After that experience, it was abundantly clear to me that I was not prepared to take even Introductory Sanskrit. The next day, I enrolled in Introductory Spanish, and consigned myself to two semesters of dull (but survivable) review of a language I was already more than passingly familiar with.


(2c)

My experience with Sanskrit was pretty eye-opening to me when I realized that some people feel like that all the time. I still believe that, if I had committed myself to it, I could have learned to read some of the oldest (and, I am told, the most beautiful) religious poetry on Earth.

But I didn't. I thought "Well, if this is going to be this hard, I guess I'll take some other class I'm better suited to instead."

I am, generally, the sort of person who believes that prerequisites are for other people, and that the correct way to take classes is by skipping about one prerequisite at a time, picking up the missing background by osmosis over the semester. But when everyone else in the room introduced themselves as the sorts of people who were used to studying dead languages and the professor told them it was going to be a bumpy ride...it didn't take me long to get off.

And that was even without the implicit threat that it I -- as pretty much the least-qualified person in the room (as far as I could tell) -- didn't excuse myself, the course would just get harder until I did.

If you've never been scared out of an academic environment in your life -- and I was! -- I encourage you to shop the first day of Introductory Sanskrit to feel what it's like.

edit: In the Facebook thread, the two of my friends who did stay in the class chimed in to inform me that actually, most of the Div students there ended being pretty mediocre at Sanskrit, never having studied a classical language before.

But (sorry, Roman) I think this makes my experience an even more appropriate example, since it highlights the fact that scariness and stereotype threat are entirely a function of what message is received, no matter what message is intended. My point is not that the preceptor intended a "culling of the unworthy" or that I was out of place in the class, but that the ultimate effect of his words and the environment I found myself in was to make me uncomfortable enough to back out.

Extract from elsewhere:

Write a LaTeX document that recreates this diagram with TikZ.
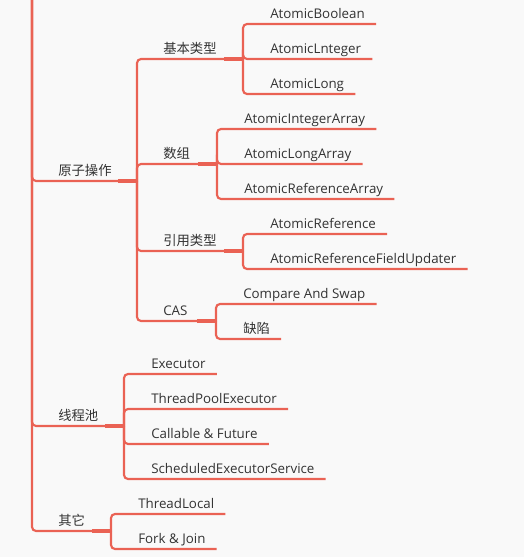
\documentclass[tikz,border=0pt]{standalone}
\usepackage{fontspec}
\setmainfont{Open Sans}
\newfontfamily\cjk{Noto Sans CJK SC}
\usetikzlibrary{positioning}

\definecolor{linered}{RGB}{234,98,84}
\definecolor{txtgray}{RGB}{51,51,51}
\definecolor{bggray}{RGB}{249,249,249}

\begin{document}
\begin{tikzpicture}[
        x=0.75pt, y=-0.75pt,
        font=\fontsize{10pt}{12pt}\selectfont,
        label/.style={anchor=south west, inner sep=0pt, text depth=4pt, text=txtgray},
        branch/.style={draw=linered, line width=1.6pt, rounded corners=3pt},
        stub/.style={draw=linered, line width=2.4pt}
        ]
        % --- canvas ---
        \useasboundingbox[fill=bggray] (0,0) rectangle (524,557);
        \coordinate (root) at (32,0);
        
        % Level 1
        \node[label] (atomic) at (58,181) {\cjk 原子操作};
        \node[label] (pool)   at (58,426) {\cjk 线程池};
        \node[label] (other)  at (58,531) {\cjk 其它};
        \coordinate (b-atomic) at (137,181);
        \coordinate (b-pool)   at (124,426);
        \coordinate (b-other)  at (111,531);
        
        % Level 2 (atomic)
        \node[label] (basic) at (163,59)  {\cjk 基本类型};
        \node[label] (array) at (163,164) {\cjk 数组};
        \node[label] (ref)   at (163,251) {\cjk 引用类型};
        \node[label] (cas)   at (163,321) {CAS};
        \coordinate (b-basic) at (243,59);
        \coordinate (b-array) at (217,164);
        \coordinate (b-ref)   at (243,251);
        \coordinate (b-cas)   at (216,321);
        
        % Leaves
        \node[label] (aBoolean) at (270,24) {AtomicBoolean};
        \node[label] (aInteger) at (270,59) {AtomicLnteger};
        \node[label] (aLong)    at (270,94) {AtomicLong};
        
        \node[label] (aIntArr)  at (244,129) {AtomicIntegerArray};
        \node[label] (aLongArr) at (244,164) {AtomicLongArray};
        \node[label] (aRefArr)  at (244,199) {AtomicReferenceArray};
        
        \node[label] (aRef)    at (270,234) {AtomicReference};
        \node[label] (aRefUpd) at (270,269) {AtomicReferenceFieldUpdater};
        
        \node[label] (casSwap)   at (243,304) {Compare And Swap};
        \node[label] (casDefect) at (243,339) {\cjk 缺陷};
        
        \node[label] (executor)  at (151,374) {Executor};
        \node[label] (tpe)       at (151,409) {ThreadPoolExecutor};
        \node[label] (callable)  at (151,444) {Callable \& Future};
        \node[label] (scheduled) at (151,479) {ScheduledExecutorService};
        
        \node[label] (tlocal)   at (138,514) {ThreadLocal};
        \node[label] (forkjoin) at (138,549) {Fork \& Join};
        
        % Spine and level 1 lines
        \draw[branch] (root) |- (atomic.south west) -- (b-atomic);
        \draw[branch] (root) |- (pool.south west) -- (b-pool);
        \draw[branch] (root) |- (other.south west) -- (b-other);
        \draw[stub] ([xshift=-14.25pt]b-atomic) -- (b-atomic);
        \draw[stub] ([xshift=-14.25pt]b-pool) -- (b-pool);
        \draw[stub] ([xshift=-14.25pt]b-other) -- (b-other);
        
        % Level 2 lines
        \draw[branch] (b-atomic) |- (basic.south west) -- (b-basic);
        \draw[branch] (b-atomic) |- (array.south west) -- (b-array);
        \draw[branch] (b-atomic) |- (ref.south west) -- (b-ref);
        \draw[branch] (b-atomic) |- (cas.south west) -- (b-cas);
        \draw[stub] ([xshift=-14.25pt]b-basic) -- (b-basic);
        \draw[stub] ([xshift=-14.25pt]b-array) -- (b-array);
        \draw[stub] ([xshift=-14.25pt]b-ref) -- (b-ref);
        \draw[stub] ([xshift=-14.25pt]b-cas) -- (b-cas);
        
        % Leaf lines
        \draw[branch] (b-basic) |- (aBoolean.south west) -- ([xshift=8.25pt]aBoolean.south east);
        \draw[branch] (b-basic) |- (aInteger.south west) -- ([xshift=8.25pt]aInteger.south east);
        \draw[branch] (b-basic) |- (aLong.south west) -- ([xshift=8.25pt]aLong.south east);
        
        \draw[branch] (b-array) |- (aIntArr.south west) -- ([xshift=8.25pt]aIntArr.south east);
        \draw[branch] (b-array) |- (aLongArr.south west) -- ([xshift=8.25pt]aLongArr.south east);
        \draw[branch] (b-array) |- (aRefArr.south west) -- ([xshift=8.25pt]aRefArr.south east);
        
        \draw[branch] (b-ref) |- (aRef.south west) -- ([xshift=8.25pt]aRef.south east);
        \draw[branch] (b-ref) |- (aRefUpd.south west) -- ([xshift=8.25pt]aRefUpd.south east);
        
        \draw[branch] (b-cas) |- (casSwap.south west) -- ([xshift=8.25pt]casSwap.south east);
        \draw[branch] (b-cas) |- (casDefect.south west) -- ([xshift=8.25pt]casDefect.south east);
        
        \draw[branch] (b-pool) |- (executor.south west) -- ([xshift=8.25pt]executor.south east);
        \draw[branch] (b-pool) |- (tpe.south west) -- ([xshift=8.25pt]tpe.south east);
        \draw[branch] (b-pool) |- (callable.south west) -- ([xshift=8.25pt]callable.south east);
        \draw[branch] (b-pool) |- (scheduled.south west) -- ([xshift=8.25pt]scheduled.south east);
        
        \draw[branch] (b-other) |- (tlocal.south west) -- ([xshift=8.25pt]tlocal.south east);
        \draw[branch] (b-other) |- (forkjoin.south west) -- ([xshift=8.25pt]forkjoin.south east);
        
    \end{tikzpicture}
\end{document}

Whether or not Div students are better at Sanskrit has about as much to do with it as whether or not Asian guys are better at computer science. Stereotype threat requires only a perceived difference, not a true one. And so it's incredibly important to remember that harm of this sort is almost always done without intended malice.


(3)

In Intro Sanskrit, if you accidentally scare off everyone who maybe doubts that they belong, you won't have many undergrads looking to branch out and enrich their lives. In Computer Science, if you accidentally scare off everyone who maybe doubts that they belong, you're likely to scare off a fair number of people from groups traditionally underrepresented in CS.

For now, I am just going to assert that the resulting monoculture is a generally bad thing that we'd like to avoid. Diversity in our classrooms, like diversity in our industry, is generally good for producing new perspectives and ideas, and our field is young enough and open enough that we can use all the new ideas we can get.

Of course, sometimes one does need to communicate to students that a course is going to be difficult, and sometimes one does want a method for selecting for the students who will be most dedicated. But, no matter your goal, there's probably a better way to go about it than simply turning the self-selection dials up to 11. Remember: what one student takes as an offhand joke may give another student serious pause.

So unless you're trying to filter for "unshakeable faith in my own abilities" and "I have no reason whatsoever to believe that I may not belong here", be careful with small words that are received with differential impact.